To me aspect ratio and size are a VITAL part of a wallpaper assessment as I would want the wallpapers I get to match my hardware setup. I for instance would only want to receive wide-screen wallpapers above a certain resolution threshold regardless how "awesome" they may be.
-- とある白い猫 ちぃ? 00:54, 16 May 2012 (UTC)
"aspect ratio and size are a VITAL part of a wallpaper assessment", I think we need to use two seperate terms for two seperate operations. "Wallpaper" usefulness can be assessed and tagged, then the user can select which ones they like, possibly from an automated feed, or various categories. So a vital part of your selection for use on your device might be the size and aspect ratio etc but the assessment as to whether it is a useful candidate is the part of the process that is missing. --Tony Wills (talk) 01:19, 16 May 2012 (UTC)
Adding it to multiple categories is a trivial task for a template. Like how all featured pictures appear on Category:Featured pictures but also on category specific sub-categories such as Category:Featured pictures of aircraft. Likewise we can have something like Category:Assessed desktop wallpapers and Category:Assessed desktop wallpapers (4:3 ratio). One of the operation (assessing resolution and etc) can be conducted automatically as it is a mindless task. The code would be activated after human assessment. In such a transition all existing wallpapers can be converted to "candidates".

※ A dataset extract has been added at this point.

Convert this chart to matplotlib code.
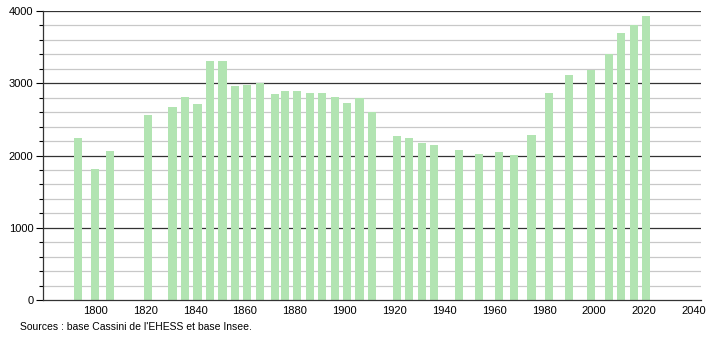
import matplotlib.pyplot as plt
from matplotlib.ticker import MultipleLocator

plt.rcParams['font.family'] = ['Liberation Sans', 'DejaVu Sans']

years = [1793, 1800, 1806, 1821, 1831, 1836, 1841, 1846, 1851, 1856,
         1861, 1866, 1872, 1876, 1881, 1886, 1891, 1896, 1901, 1906,
         1911, 1921, 1926, 1931, 1936, 1946, 1954, 1962, 1968, 1975,
         1982, 1990, 1999, 2006, 2011, 2016, 2021]
population = [2242, 1813, 2062, 2556, 2671, 2810, 2713, 3308, 3308, 2962,
              2976, 2999, 2851, 2897, 2892, 2865, 2865, 2810, 2727, 2791,
              2597, 2274, 2242, 2173, 2150, 2076, 2021, 2048, 2007, 2284,
              2865, 3114, 3183, 3401, 3700, 3806, 3935]
xticks = [1800, 1820, 1840, 1860, 1880, 1900, 1920, 1940, 1960, 1980, 2000, 2020, 2040]
source = "Sources : base Cassini de l'EHESS et base Insee."

fig = plt.figure(figsize=(7.1, 3.4), dpi=100)
ax = fig.add_axes([43 / 710, 40 / 340, 658 / 710, 289 / 340])

# grid: light lines every 200, dark every 1000
for v in range(200, 4001, 200):
    if v % 1000 == 0:
        ax.axhline(v, color='#333333', lw=0.9, zorder=1)
    else:
        ax.axhline(v, color='#c8c8c8', lw=0.9, zorder=1)

ax.bar(years, population, width=3.3, color='#b2e4b2', zorder=2)

ax.set_xlim(1779, 2043)
ax.set_ylim(0, 4000)
ax.set_xticks(xticks)
ax.yaxis.set_major_locator(MultipleLocator(1000))
ax.yaxis.set_minor_locator(MultipleLocator(200))
ax.tick_params(axis='y', which='major', length=5, width=0.8, labelsize=8, pad=2)
ax.tick_params(axis='y', which='minor', length=3, width=0.8)
ax.tick_params(axis='x', length=0, labelsize=8, pad=4)

for s in ['top', 'right']:
    ax.spines[s].set_visible(False)
ax.spines['left'].set_color('#333333')
ax.spines['bottom'].set_color('#333333')
ax.spines['left'].set_linewidth(0.9)
ax.spines['bottom'].set_linewidth(0.9)

fig.text(20 / 710, 1 - 327 / 340, source, fontsize=7.5, va='center', ha='left')

plt.savefig('out.png', dpi=100)
plt.close()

People can even assess topic specific wallpapers such as for "Aircraft". In fact the topic categories could be merged to the {{Assessments}} so that if a file is put under Category:Featured pictures of aircraft it would also appear on something like Category:Assessed desktop wallpaper pictures of aircraft if assessed as "wallpaper-worthy". This would eliminate duplication when such information is available.